Begin EXCERPTED RECORDS

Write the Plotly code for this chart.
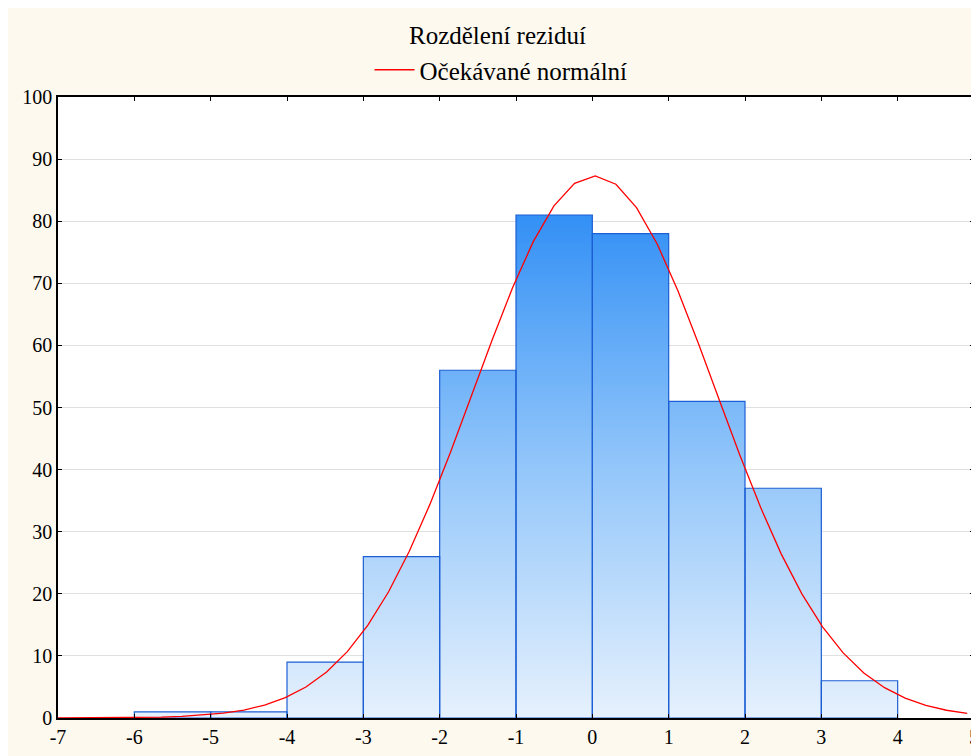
import plotly.graph_objects as go

# ---- data ----
bin_edges = [-6, -5, -4, -3, -2, -1, 0, 1, 2, 3, 4]
counts = [1, 1, 9, 26, 56, 81, 78, 51, 37, 6]

curve_x = [-7.000, -6.729, -6.459, -6.188, -5.917, -5.647, -5.376, -5.105, -4.834, -4.564,
           -4.293, -4.022, -3.752, -3.481, -3.210, -2.940, -2.669, -2.398, -2.128, -1.857,
           -1.586, -1.315, -1.045, -0.774, -0.503, -0.233, 0.038, 0.309, 0.579, 0.850,
           1.121, 1.391, 1.662, 1.933, 2.204, 2.474, 2.745, 3.016, 3.286, 3.557,
           3.828, 4.098, 4.369, 4.640, 4.911]
curve_y = [0.004, 0.009, 0.019, 0.038, 0.074, 0.14, 0.25, 0.45, 0.77, 1.28,
           2.08, 3.27, 4.99, 7.42, 10.69, 14.96, 20.33, 26.85, 34.40, 42.82,
           51.79, 60.80, 69.29, 76.71, 82.48, 86.10, 87.30, 85.95, 82.19, 76.32,
           68.81, 60.27, 51.25, 42.31, 33.93, 26.43, 19.99, 14.68, 10.48, 7.25,
           4.88, 3.19, 2.02, 1.25, 0.74]

title_text = "Rozdělení reziduí"
legend_text = "Očekávané normální"
x_ticks = list(range(-7, 6))
y_ticks = list(range(0, 101, 10))

FONT = "Liberation Serif, Times New Roman, serif"

# build bar polygons from the bin edges and counts
px, py = [], []
for i, c in enumerate(counts):
    x0, x1 = bin_edges[i], bin_edges[i + 1]
    px += [x0, x0, x1, x1, x0, None]
    py += [0, c, c, 0, 0, None]

fig = go.Figure()
fig.add_trace(go.Scatter(
    x=px, y=py, mode="lines", fill="toself",
    line=dict(color="#1c5fd4", width=1.2),
    fillgradient=dict(type="vertical", start=0, stop=max(counts),
                      colorscale=[[0, "#e6f1fd"], [0.5, "#93c6fa"], [1, "#3390f5"]]),
    showlegend=False, hoverinfo="skip",
))
fig.add_trace(go.Scatter(
    x=curve_x, y=curve_y, mode="lines", name=legend_text,
    line=dict(color="#ff0000", width=1.3),
))

W, H = 979, 756
ML, MR, MT, MB = 50, 13, 89, 46
plot_w = W - ML - MR
plot_h = H - MT - MB
fig.update_layout(
    width=W, height=H,
    paper_bgcolor="#fdf9ef", plot_bgcolor="#ffffff",
    margin=dict(l=ML, r=MR, t=MT, b=MB, autoexpand=False),
    font=dict(family=FONT, size=20, color="#000000"),
    title=dict(text=title_text, x=0.5, xanchor="center", xref="container",
               y=1 - 27 / H, yanchor="middle", yref="container",
               font=dict(family=FONT, size=25)),
    showlegend=True,
    legend=dict(orientation="h", x=(493 - ML) / plot_w, xanchor="center",
                y=1 + 27 / plot_h, yanchor="middle",
                itemwidth=40,
                bgcolor="rgba(0,0,0,0)", font=dict(family=FONT, size=25)),
)
fig.update_xaxes(range=[-7, 5], tickvals=x_ticks, ticktext=[str(v) for v in x_ticks],
                 showgrid=False, zeroline=False, showline=True, linecolor="#000000",
                 linewidth=1.5, mirror="allticks", ticks="inside", ticklen=4,
                 tickcolor="#000000", tickfont=dict(family=FONT, size=20), automargin=False)
fig.update_yaxes(range=[0, 100], tickvals=y_ticks, ticktext=[str(v) for v in y_ticks],
                 showgrid=True, gridcolor="#e0e0e0", gridwidth=1, zeroline=False,
                 showline=True, linecolor="#000000", linewidth=1.5, mirror="allticks",
                 ticks="inside", ticklen=4, tickcolor="#000000",
                 tickfont=dict(family=FONT, size=20), automargin=False)

fig.write_html("out.html")
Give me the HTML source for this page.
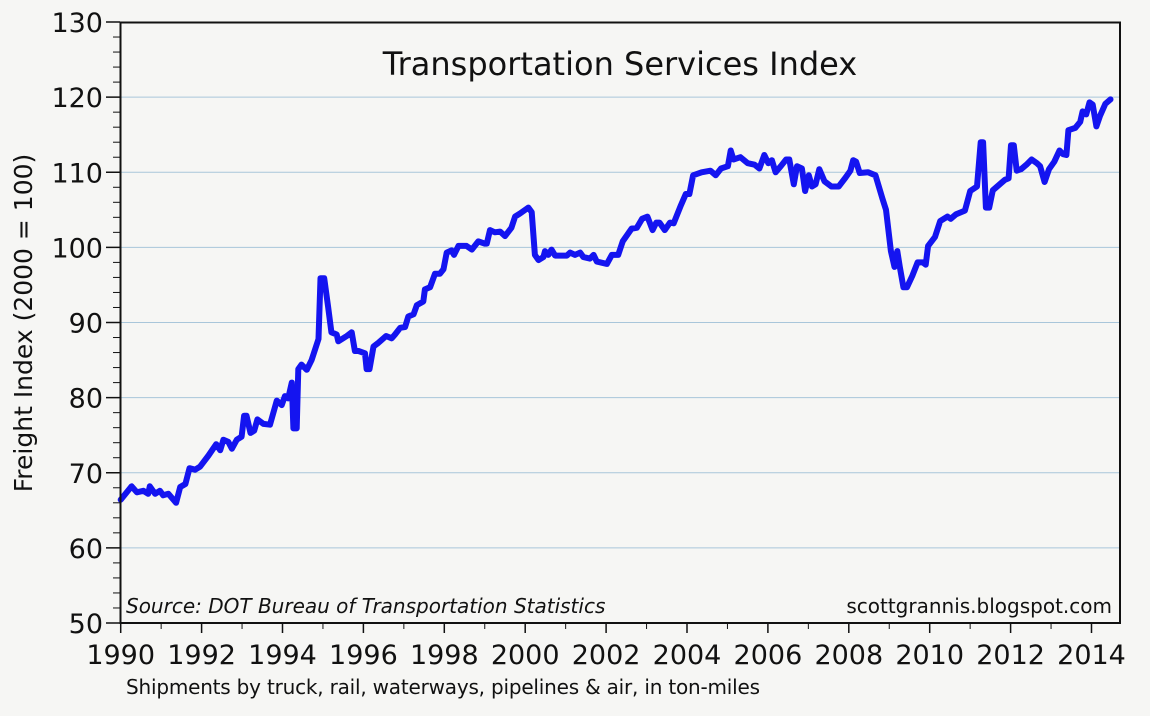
<!DOCTYPE html>
<html><head><meta charset="utf-8"><style>
html,body{margin:0;padding:0;background:#f6f6f4;}
svg{display:block;font-family:"DejaVu Sans","Liberation Sans",sans-serif;}
</style></head><body>
<svg id="chart" width="1150" height="716" viewBox="0 0 1150 716" xmlns="http://www.w3.org/2000/svg">
<rect x="0" y="0" width="1150" height="716" fill="#f6f6f4"/>
<g id="grid"></g>
<g id="axes"></g>
<path id="line" fill="none" stroke="#1414f0" stroke-width="6" stroke-linejoin="round" stroke-linecap="round"/>
<rect x="120.5" y="22.5" width="999.5" height="600.5" fill="none" stroke="#111" stroke-width="2"/>
<text x="620" y="75" font-size="32" text-anchor="middle" fill="#111">Transportation Services Index</text>
<text transform="translate(32,323) rotate(-90)" font-size="25" text-anchor="middle" fill="#111">Freight Index (2000 = 100)</text>
<text x="126" y="613" font-size="20" font-style="italic" fill="#111">Source: DOT Bureau of Transportation Statistics</text>
<text x="1112" y="613" font-size="20" text-anchor="end" fill="#111">scottgrannis.blogspot.com</text>
<text x="126" y="694" font-size="20" textLength="634" fill="#111">Shipments by truck, rail, waterways, pipelines &amp; air, in ton-miles</text>
</svg>
<script>
const years = [1990.0,1990.27,1990.4,1990.56,1990.68,1990.72,1990.85,1990.97,1991.05,1991.18,1991.37,1991.47,1991.6,1991.7,1991.84,1991.96,1992.17,1992.36,1992.46,1992.54,1992.66,1992.75,1992.87,1992.99,1993.05,1993.11,1993.21,1993.3,1993.38,1993.53,1993.69,1993.86,1993.98,1994.06,1994.14,1994.23,1994.27,1994.35,1994.39,1994.47,1994.6,1994.72,1994.89,1994.94,1995.03,1995.13,1995.21,1995.34,1995.38,1995.59,1995.71,1995.79,1995.88,1996.04,1996.08,1996.15,1996.25,1996.37,1996.56,1996.7,1996.78,1996.91,1997.03,1997.11,1997.24,1997.32,1997.48,1997.52,1997.65,1997.77,1997.89,1997.98,1998.06,1998.18,1998.24,1998.35,1998.55,1998.68,1998.84,1999.0,1999.05,1999.13,1999.25,1999.38,1999.5,1999.66,1999.75,1999.87,2000.08,2000.16,2000.24,2000.33,2000.45,2000.49,2000.57,2000.65,2000.74,2001.03,2001.11,2001.23,2001.36,2001.44,2001.6,2001.69,2001.77,2002.02,2002.14,2002.3,2002.41,2002.63,2002.76,2002.89,2003.02,2003.15,2003.24,2003.32,2003.45,2003.58,2003.67,2003.85,2003.97,2004.06,2004.15,2004.36,2004.58,2004.71,2004.84,2005.01,2005.08,2005.15,2005.32,2005.5,2005.67,2005.79,2005.91,2006.01,2006.1,2006.19,2006.32,2006.45,2006.53,2006.64,2006.72,2006.84,2006.92,2007.01,2007.09,2007.18,2007.27,2007.4,2007.57,2007.75,2007.92,2008.04,2008.11,2008.18,2008.27,2008.48,2008.66,2008.83,2008.92,2009.04,2009.13,2009.2,2009.26,2009.35,2009.44,2009.57,2009.7,2009.83,2009.9,2009.96,2010.13,2010.26,2010.44,2010.52,2010.65,2010.78,2010.87,2011.0,2011.17,2011.26,2011.32,2011.39,2011.47,2011.56,2011.73,2011.86,2011.95,2012.01,2012.08,2012.15,2012.26,2012.39,2012.52,2012.65,2012.73,2012.84,2012.95,2013.08,2013.21,2013.3,2013.38,2013.43,2013.6,2013.72,2013.78,2013.87,2013.95,2014.03,2014.12,2014.21,2014.34,2014.47];
const values = [66.4,68.2,67.4,67.6,67.2,68.2,67.2,67.6,67,67.2,66,68.1,68.5,70.6,70.4,70.8,72.3,73.8,73,74.4,74.1,73.2,74.4,74.8,77.6,77.6,75.3,75.6,77.1,76.5,76.4,79.6,79,80.2,79.9,82,75.9,75.9,83.8,84.4,83.7,85,87.8,95.9,95.9,92,88.7,88.4,87.5,88.2,88.7,86.2,86.2,85.9,83.8,83.8,86.8,87.3,88.2,87.9,88.4,89.3,89.4,90.8,91.1,92.3,92.8,94.4,94.7,96.5,96.5,97.1,99.3,99.6,99,100.2,100.2,99.7,100.8,100.5,100.5,102.3,102,102.1,101.5,102.6,104.1,104.5,105.3,104.7,99,98.3,98.7,99.5,99,99.7,98.9,98.9,99.3,99,99.3,98.7,98.5,99,98.1,97.8,99,99,100.8,102.5,102.6,103.8,104.1,102.3,103.3,103.3,102.3,103.3,103.2,105.6,107.1,107.1,109.6,110,110.2,109.6,110.5,110.8,112.9,111.7,112,111.2,111,110.5,112.3,111.2,111.6,110,110.8,111.7,111.7,108.4,110.8,110.5,107.5,109.6,108.1,108.4,110.4,108.8,108.1,108.1,109.3,110.2,111.6,111.4,109.9,110,109.6,106.5,105,99.5,97.4,99.5,97.4,94.7,94.7,96.2,98,98,97.7,100.2,101.4,103.5,104.1,103.8,104.4,104.7,104.9,107.5,108.1,114,114,105.3,105.3,107.6,108.4,109,109.2,113.6,113.6,110.2,110.4,111,111.7,111.2,110.8,108.7,110.4,111.4,112.9,112.4,112.3,115.6,115.9,116.7,118.1,117.7,119.3,119,116.1,117.5,119.1,119.7];
const yTicks = [50,60,70,80,90,100,110,120,130];
const xTicks = [1990,1992,1994,1996,1998,2000,2002,2004,2006,2008,2010,2012,2014];

const NS = "http://www.w3.org/2000/svg";
const X0 = 120.7, PXY = 40.45, Y0 = 623, PXV = 7.5125;
function xs(yr){ return X0 + (yr - 1990) * PXY; }
function ys(v){ return Y0 - (v - 50) * PXV; }
function mk(tag, attrs, parent){ const e = document.createElementNS(NS, tag); for (const k in attrs) e.setAttribute(k, attrs[k]); parent.appendChild(e); return e; }
const grid = document.getElementById('grid'), axes = document.getElementById('axes');

yTicks.forEach(function(v){
  if (v > 50 && v < 130) {
    const g = mk('line', {x1:121, x2:1119, y1:ys(v), y2:ys(v), stroke:'#a9c6da', 'stroke-width':1}, grid);
    
    
  }
  const t = mk('line', {x1:106, x2:120, y1:ys(v), y2:ys(v), stroke:'#111', 'stroke-width':1.5}, axes);
  
  
  const l = mk('text', {x:103, y:ys(v) + 10, 'font-size':27, 'text-anchor':'end', fill:'#111'}, axes);
  l.textContent = v;
  
  
  if (v < 130) {
    for (let m = 2; m < 10; m += 2) {
      const mt = mk('line', {x1:113, x2:120, y1:ys(v + m), y2:ys(v + m), stroke:'#111', 'stroke-width':1}, axes);
      
      
    }
  }
});
xTicks.forEach(function(yr){
  const t = mk('line', {x1:xs(yr), x2:xs(yr), y1:623, y2:633, stroke:'#111', 'stroke-width':1.5}, axes);
  
  
  if (xs(yr + 1) < 1118) {
    const mt = mk('line', {x1:xs(yr + 1), x2:xs(yr + 1), y1:623, y2:629, stroke:'#111', 'stroke-width':1}, axes);
    
    
  }
  const l = mk('text', {x:xs(yr), y:664, 'font-size':27, 'text-anchor':'middle', fill:'#111'}, axes);
  l.textContent = yr;
  
  
});
let d = '';
years.forEach(function(yr, i){ d += (i ? 'L' : 'M') + xs(yr).toFixed(1) + ',' + ys(values[i]).toFixed(1); });
document.getElementById('line').setAttribute('d', d);
</script>
</body></html>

End EXCERPTED RECORDS

Look over the listing. Pull out every line with the string "chart" in it.

SOLVED EXERCISE:
Write the Plotly code for this chart.
<svg id="chart" width="1150" height="716" viewBox="0 0 1150 716" xmlns="http://www.w3.org/2000/svg">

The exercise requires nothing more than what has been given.